Recently, we were driving through town when John asked me to stop at an ice cream stand. I would have walked to the counter, ordered my ice cream, and returned to the car. Not John. He peppered the middle-aged woman behind the counter with questions, listened to her replies, and engaged her in enthusiastic conversation. Within ten minutes, we learned how she made her custard ice cream, the history of her business, why she preferred hiring school teachers to help during the busy summers rather than teenagers, and who owned the property on which the ice cream stand sat.

The next weekend, I was sitting in the coffee shop where I sometimes read or write. At the table opposite mine was a young man dressed in jeans and a t-shirt, his long, black hair tied into a ponytail. Bright tattoos ran from the back of his hands up both arms, where they disappeared beneath his shirt, and appeared again on his throat. Before him was an Apple tablet, which he kept poking repeatedly with some writing instrument, like a child making pencil dots on a piece of paper.

I kept giving him surreptitious glances, wondering why in the heck he was jabbing at his computer that way. Normally, I would have kept silent, but then John came to mind, and I rose to the occasion. “Excuse me, young man,” I said. He was so absorbed in tapping out his dots that I had to repeat myself. “Excuse me.”

He looked up.

“I was just wondering what you’re doing.”

“Come on over and I’ll show you.”

When I arrived at his table, he turned the tablet toward me. “I’m a tattoo artist,” he said.

“Who would have guessed?”

He laughed, and then explained that he designed his tattoos on the tablet. For the next few minutes, he showed me several designs and explained how the computer was helping him create a mandala for one of his customers. He was clearly proud of his tattoos and bent to his work again when I returned to my seat.

That young man and I were about as different in appearance as two people could be. His youth, ponytail, his dark features, his tattoos, his t-shirt and jeans stood in marked contrast to me, a man in his sixties, short hair, a button-down shirt, khakis, and as free of tattoos as a newborn babe. Yet we had hit it off because of my curiosity and his pleasure in discussing his work.

Later that day, when describing this incident to my daughter, the thought came to me that the current deep divisions in our country are in many ways artificial, created by politicians and the media, and by the online, no-prisoners warfare that passes for discourse. When we speak to our fellow human beings in the flesh, most of us are surely more polite than when we rip into a stranger in the comments section of some blog. Online blogs and comments gin us up, and the mask of anonymity steals away that reserve natural to flesh-and-blood encounters.

Which brings me back to my friend.

John is a news hound, a bright, articulate guy who daily visits several online sites, a conservative who adamantly and with colorful language discusses gun rights, Islam, illegal immigration, and the corruption in our government.

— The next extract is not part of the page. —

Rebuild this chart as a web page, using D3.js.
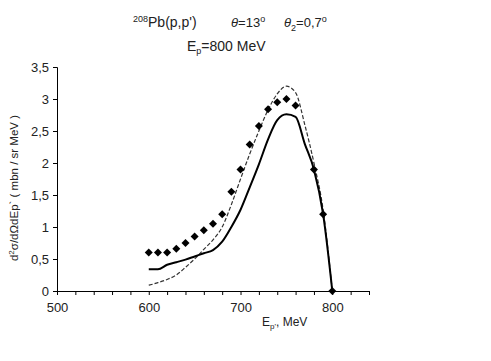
<!DOCTYPE html>
<html>
<head>
<meta charset="utf-8">
<script src="https://cdn.jsdelivr.net/npm/d3@7"></script>
<style>
  body { margin: 0; background: #fff; }
  text { font-family: "Liberation Sans", Arial, sans-serif; fill: #222; }
</style>
</head>
<body>
<script>
var w = 491;
var h = 361;

// measured points (diamonds)
var expE = [600, 610, 620, 630, 640, 650, 660, 670, 680, 690, 700, 710, 720, 730, 740, 750, 760, 780, 790, 800];
var expY = [0.6, 0.6, 0.6, 0.66, 0.75, 0.85, 0.95, 1.05, 1.2, 1.55, 1.9, 2.29, 2.58, 2.84, 2.95, 3.0, 2.9, 1.9, 1.2, 0];

// calculation curves
var calcE = [600, 610, 620, 630, 640, 650, 660, 670, 680, 690, 700, 710, 720, 730, 740, 750, 760, 770, 780, 790, 800];
var solidY = [0.34, 0.34, 0.41, 0.45, 0.49, 0.54, 0.59, 0.64, 0.77, 1.0, 1.27, 1.62, 1.98, 2.37, 2.67, 2.76, 2.72, 2.3, 1.9, 1.2, 0];
var dashY = [0.09, 0.13, 0.18, 0.25, 0.37, 0.5, 0.65, 0.8, 1.0, 1.35, 1.75, 2.14, 2.5, 2.83, 3.08, 3.2, 3.1, 2.6, 2.0, 1.27, 0];

var xTicks = [500, 600, 700, 800];
var yTicks = [0, 0.5, 1, 1.5, 2, 2.5, 3, 3.5];

var svg = d3.select("body")
    .append("svg")
    .attr("width", w)
    .attr("height", h);

var xScale = d3.scaleLinear().domain([500, 840]).range([57, 369]);
var yScale = d3.scaleLinear().domain([0, 3.5]).range([291, 67]);

// axes
var xAxis = d3.axisBottom(xScale)
    .tickValues(d3.range(500, 841, 20))
    .tickSize(4)
    .tickFormat(d => xTicks.includes(d) ? d : "");
var yAxis = d3.axisLeft(yScale)
    .tickValues(yTicks)
    .tickSize(4)
    .tickFormat(d => String(d).replace(".", ","));

var gx = svg.append("g")
    .attr("transform", "translate(0," + yScale(0) + ")")
    .call(xAxis);
gx.select(".domain").attr("stroke", "#000");
gx.selectAll(".tick line").attr("stroke", "#000");
gx.selectAll("text")
    .attr("font-size", "13px")
    .attr("dy", "1.1em")
    .attr("font-family", "Liberation Sans, Arial, sans-serif")
    .attr("fill", "#222");

var gy = svg.append("g")
    .attr("transform", "translate(" + xScale(500) + ",0)")
    .call(yAxis);
gy.select(".domain").attr("stroke", "#000");
gy.selectAll(".tick line").attr("stroke", "#000");
gy.selectAll("text")
    .attr("font-size", "13px")
    .attr("x", -8)
    .attr("font-family", "Liberation Sans, Arial, sans-serif")
    .attr("fill", "#222");

// curves
var curve = d3.line()
    .x((d, i) => xScale(calcE[i]))
    .y(d => yScale(d))
    .curve(d3.curveMonotoneX);

svg.append("path")
    .datum(dashY)
    .attr("d", curve)
    .attr("fill", "none")
    .attr("stroke", "#333")
    .attr("stroke-width", 1.2)
    .attr("stroke-dasharray", "4,2");

svg.append("path")
    .datum(solidY)
    .attr("d", curve)
    .attr("fill", "none")
    .attr("stroke", "#000")
    .attr("stroke-width", 2);

// diamonds
svg.selectAll("path.pt")
    .data(expY)
    .join("path")
    .attr("class", "pt")
    .attr("d", "M0,-4L4,0L0,4L-4,0Z")
    .attr("transform", (d, i) => "translate(" + xScale(expE[i]) + "," + yScale(d) + ")")
    .attr("fill", "#000");

// title
var t1 = svg.append("text")
    .attr("x", 133)
    .attr("y", 27)
    .attr("font-size", "14px");
t1.append("tspan").attr("font-size", "9px").attr("dy", "-5").text("208");
t1.append("tspan").attr("dy", "5").text("Pb(p,p')");

var t2 = svg.append("text")
    .attr("x", 231)
    .attr("y", 27)
    .attr("font-size", "13px");
t2.append("tspan").attr("font-style", "italic").text("θ");
t2.append("tspan").text("=13");
t2.append("tspan").attr("font-size", "9px").attr("dy", "-5").text("o");

var t3 = svg.append("text")
    .attr("x", 284)
    .attr("y", 27)
    .attr("font-size", "13px");
t3.append("tspan").attr("font-style", "italic").text("θ");
t3.append("tspan").attr("font-size", "9px").attr("dy", "4").text("2");
t3.append("tspan").attr("dy", "-4").text("=0,7");
t3.append("tspan").attr("font-size", "9px").attr("dy", "-5").text("o");

var t4 = svg.append("text")
    .attr("x", 187)
    .attr("y", 51)
    .attr("font-size", "14px");
t4.append("tspan").text("E");
t4.append("tspan").attr("font-size", "9px").attr("dy", "3").text("p");
t4.append("tspan").attr("dy", "-3").text("=800 MeV");

// x label
var xl = svg.append("text")
    .attr("x", 262)
    .attr("y", 326)
    .attr("font-size", "12px");
xl.append("tspan").text("E");
xl.append("tspan").attr("font-size", "8px").attr("dy", "3").text("p'");
xl.append("tspan").attr("dy", "-3").text(", MeV");

// y label
var yl = svg.append("text")
    .attr("transform", "translate(18,188) rotate(-90)")
    .attr("text-anchor", "middle")
    .attr("font-size", "11.5px");
yl.append("tspan").text("d");
yl.append("tspan").attr("font-size", "8px").attr("dy", "-4").text("2");
yl.append("tspan").attr("dy", "4").text("σ/dΩdEp`  ( mbn / sr MeV )");
</script>
</body>
</html>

Like most of us, John can be harsh toward those standing on the other side of the Grand Canyon now in place between conservatives and progressives.

But here’s the thing: John doesn’t post comments on blogs, he doesn’t tweet, and if he met you in a coffee shop and discovered you opposed gun ownership, he would converse and ask questions rather than denigrate you as somehow sub-human.

Our electronic communications have helped dig that canyon now separating so many Americans. The rudeness and obscene language, the ad hominem attacks, the diminishment of people through the use of smears and labels, the interchanges charged by emotion rather than by reason: these assaults, many of them savage, take place almost exclusively when we can hide behind our screens and keyboards. And in our efforts to win these secluded online arguments — or, more frequently, because we can’t win the argument — we sling mud at our opponents. Racist. Bigot. Sexist. No one is going to punch us in the nose when we shovel out such abuse. Copying the tactics of the Nazis, the Communists, and those who truly are racists, we steal away the humanity of those we despise.

Meanwhile, we forget this vital truth: When we demonize others, we are in in fact demonizing ourselves.